Microscopic and spectroscopic characterization of Hg(II) immobilization by mackinawite (FeS).

This study investigated the solid-phase Hg formed by reacting 0.005 or 0.01 M Hg(II) with 10 g/L mackinawite (FeS) as a function of pH in 0.2 M chloride solutions using X-ray diffraction (XRD), transmission electron microscopy (TEM), and extended X-ray absorption fine structure (EXAFS) analyses. Under all experimental conditions, XRD analysis showed formation of metacinnabar (β-HgS) as a bulk-phase sorption product, in agreement with the results from high angle annular dark field-scanning transmission electron microscopy (HAADF-STEM) and selected area electron diffraction (SAED) in TEM analysis.
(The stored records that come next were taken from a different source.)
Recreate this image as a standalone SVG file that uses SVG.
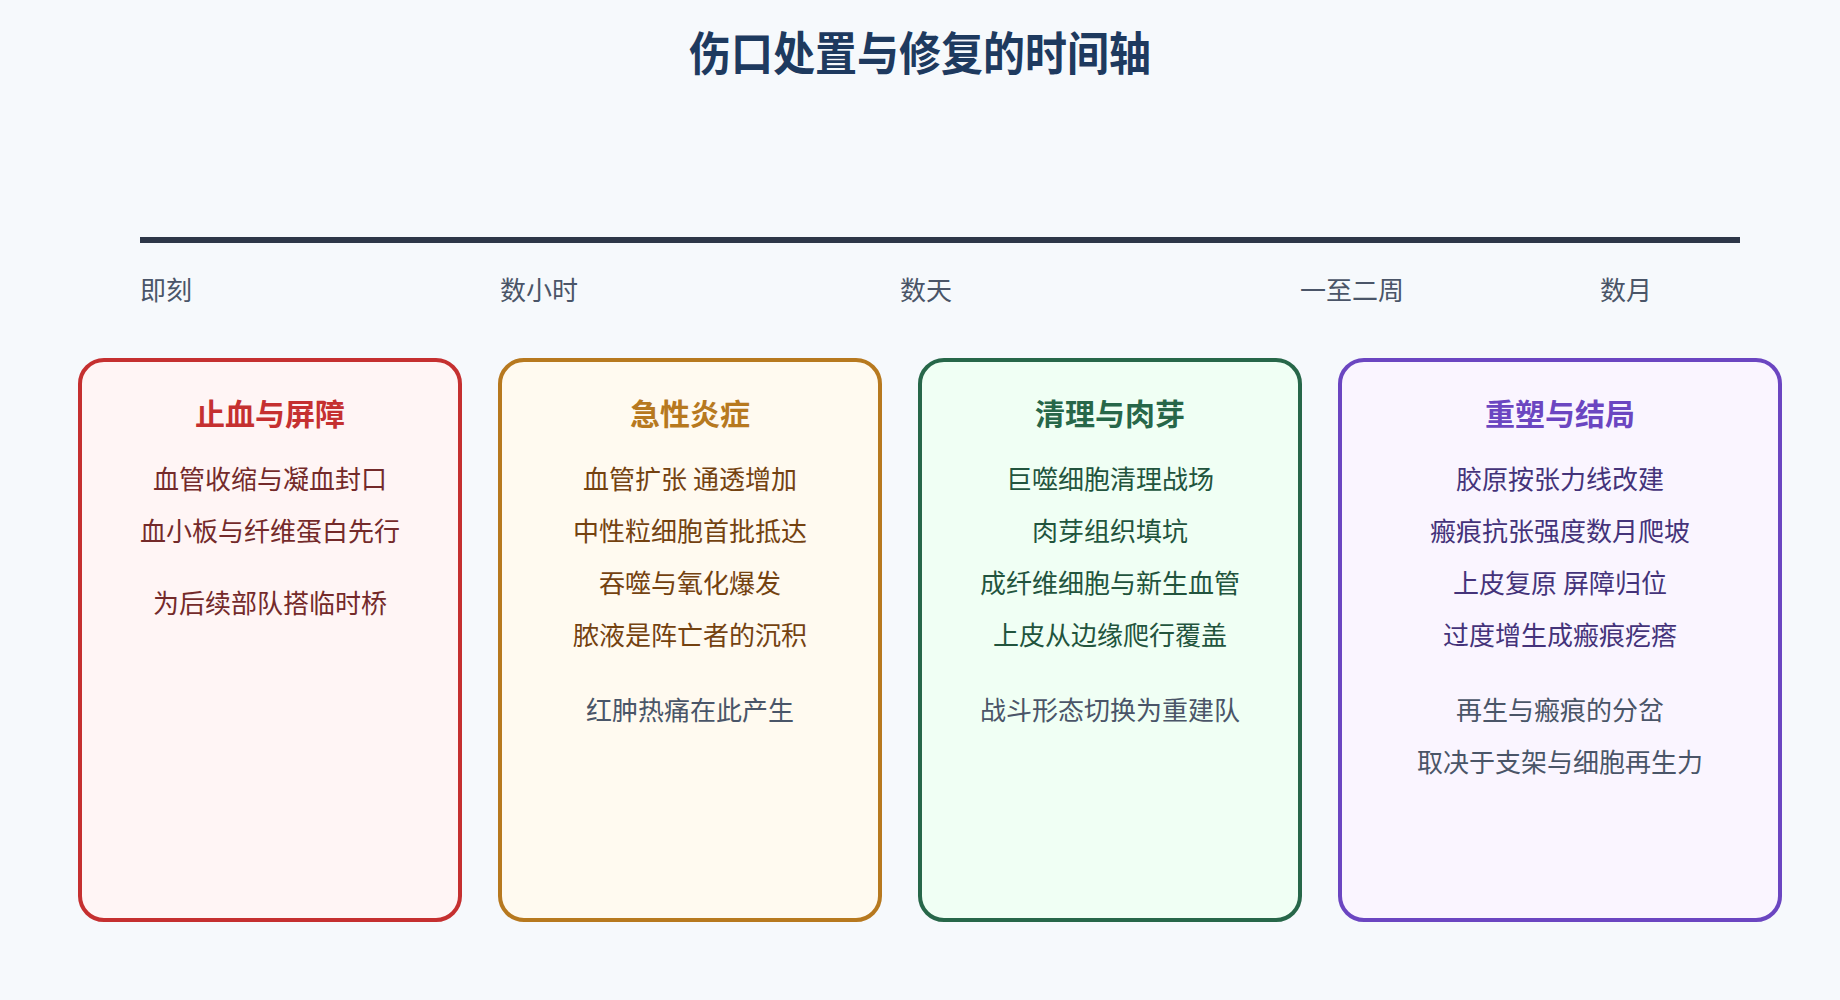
<svg xmlns="http://www.w3.org/2000/svg" width="1840" height="1000" viewBox="0 0 1840 1000">
  <style>
    text { font-family: "Noto Sans CJK SC", "Noto Sans", sans-serif; }
    .title { font-size: 46px; font-weight: bold; fill: #1e3a5f; text-anchor: middle; }
    .tick { font-size: 26px; fill: #4a5568; }
    .card { stroke-width: 4; }
    .ct { font-size: 30px; font-weight: bold; text-anchor: middle; }
    .body { font-size: 26px; text-anchor: middle; }
    .note { font-size: 26px; text-anchor: middle; fill: #4a5568; }
  </style>
  <rect x="0" y="0" width="1840" height="1000" fill="#f6f9fc"/>
  <text class="title" x="920" y="70" textLength="462" lengthAdjust="spacingAndGlyphs">伤口处置与修复的时间轴</text>

  <g id="connectors">
    <line x1="140" y1="240" x2="1740" y2="240" stroke="#2d3748" stroke-width="6"/>
  </g>

  <g id="ticks">
    <text class="tick" x="140" y="300">即刻</text>
    <text class="tick" x="500" y="300">数小时</text>
    <text class="tick" x="900" y="300">数天</text>
    <text class="tick" x="1300" y="300">一至二周</text>
    <text class="tick" x="1600" y="300">数月</text>
  </g>

  <g id="card-hemostasis">
    <rect class="card" x="80" y="360" width="380" height="560" rx="24" ry="24" fill="#fff5f5" stroke="#c53030"/>
    <text class="ct" x="270" y="425" fill="#c53030">止血与屏障</text>
    <text class="body" x="270" y="489" fill="#742a2a">血管收缩与凝血封口</text>
    <text class="body" x="270" y="541" fill="#742a2a">血小板与纤维蛋白先行</text>
    <text class="body" x="270" y="613" fill="#742a2a">为后续部队搭临时桥</text>
  </g>

  <g id="card-inflammation">
    <rect class="card" x="500" y="360" width="380" height="560" rx="24" ry="24" fill="#fffaf0" stroke="#b7791f"/>
    <text class="ct" x="690" y="425" fill="#b7791f">急性炎症</text>
    <text class="body" x="690" y="489" fill="#744210">血管扩张 通透增加</text>
    <text class="body" x="690" y="541" fill="#744210">中性粒细胞首批抵达</text>
    <text class="body" x="690" y="593" fill="#744210">吞噬与氧化爆发</text>
    <text class="body" x="690" y="645" fill="#744210">脓液是阵亡者的沉积</text>
    <text class="note" x="690" y="720">红肿热痛在此产生</text>
  </g>

  <g id="card-proliferation">
    <rect class="card" x="920" y="360" width="380" height="560" rx="24" ry="24" fill="#f0fff4" stroke="#276749"/>
    <text class="ct" x="1110" y="425" fill="#276749">清理与肉芽</text>
    <text class="body" x="1110" y="489" fill="#22543d">巨噬细胞清理战场</text>
    <text class="body" x="1110" y="541" fill="#22543d">肉芽组织填坑</text>
    <text class="body" x="1110" y="593" fill="#22543d">成纤维细胞与新生血管</text>
    <text class="body" x="1110" y="645" fill="#22543d">上皮从边缘爬行覆盖</text>
    <text class="note" x="1110" y="720">战斗形态切换为重建队</text>
  </g>

  <g id="card-remodeling">
    <rect class="card" x="1340" y="360" width="440" height="560" rx="24" ry="24" fill="#faf5ff" stroke="#6b46c1"/>
    <text class="ct" x="1560" y="425" fill="#6b46c1">重塑与结局</text>
    <text class="body" x="1560" y="489" fill="#44337a">胶原按张力线改建</text>
    <text class="body" x="1560" y="541" fill="#44337a">瘢痕抗张强度数月爬坡</text>
    <text class="body" x="1560" y="593" fill="#44337a">上皮复原 屏障归位</text>
    <text class="body" x="1560" y="645" fill="#44337a">过度增生成瘢痕疙瘩</text>
    <text class="note" x="1560" y="720">再生与瘢痕的分岔</text>
    <text class="note" x="1560" y="772">取决于支架与细胞再生力</text>
  </g>
</svg>
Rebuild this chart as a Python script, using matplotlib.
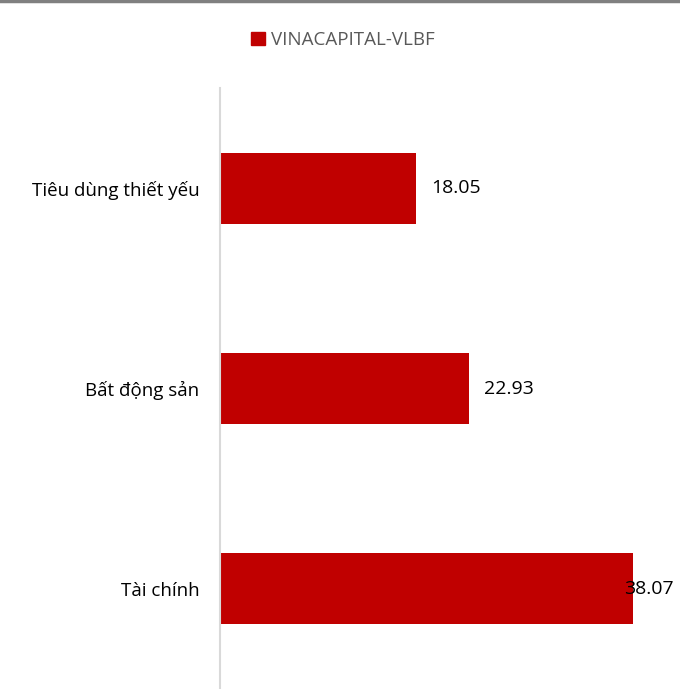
import matplotlib.pyplot as plt
from matplotlib.lines import Line2D
from matplotlib.patches import Patch

plt.rcParams['font.family'] = ['Open Sans', 'DejaVu Sans']

# data
categories = ['Tiêu dùng thiết yếu', 'Bất động sản', 'Tài chính']
values = [18.05, 22.93, 38.07]
series_name = 'VINACAPITAL-VLBF'
bar_color = '#C00000'

W, H = 680, 689
fig = plt.figure(figsize=(W / 100, H / 100), dpi=100)
ax = fig.add_axes([220 / W, 0, 460 / W, 601 / H])

y = range(len(categories))
ax.barh(y, values, height=0.355, color=bar_color)
ax.set_xlim(0, 42.36)
ax.set_ylim(len(categories) - 0.5, -0.5)

ax.set_yticks(list(y))
ax.set_yticklabels(categories, fontsize=13.5, color='#000000')
ax.tick_params(axis='y', length=0, pad=15)
ax.set_xticks([])
for s in ['top', 'right', 'bottom']:
    ax.spines[s].set_visible(False)
ax.spines['left'].set_color('#D9D9D9')
ax.spines['left'].set_linewidth(1.5)

# data labels, kept inside the plot area when they would overflow
xmax = ax.get_xlim()[1]
for i, v in enumerate(values):
    if v + 6 < xmax:
        ax.annotate(f'{v:.2f}', (v, i), xytext=(15, 0), textcoords='offset pixels',
                    va='center', ha='left', fontsize=14)
    else:
        ax.annotate(f'{v:.2f}', (xmax, i), xytext=(-6, 0), textcoords='offset pixels',
                    va='center', ha='right', fontsize=14)

# legend
fig.legend(handles=[Patch(color=bar_color, label=series_name)],
           loc='center', bbox_to_anchor=(343 / W, 1 - 40 / H), frameon=False,
           fontsize=13.5, labelcolor='#595959', handlelength=0.75, handleheight=0.75,
           handletextpad=0.3)

# top border line
fig.add_artist(Line2D([0, 1], [1 - 1 / H, 1 - 1 / H], color='#808080', linewidth=2.5,
                      transform=fig.transFigure))

fig.savefig('out.png', dpi=100)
HAADF-STEM and energy dispersive X-ray (EDX) analyses also suggested formation of Hg(II) surface precipitates. EXAFS analysis indicated that metacinnabar was the dominant product under most conditions, with Hg(II) chlorosulfide-like surface precipitates having increased contribution at lower Hg(II) concentration and higher pH. This finding is consistent with the results of desorption experiments using Hg(II)-complexing ligands. Considering the low solubility and high stability of metacinnabar, our results support the potential application of mackinawite for sequestering Hg(II) in anoxic environments.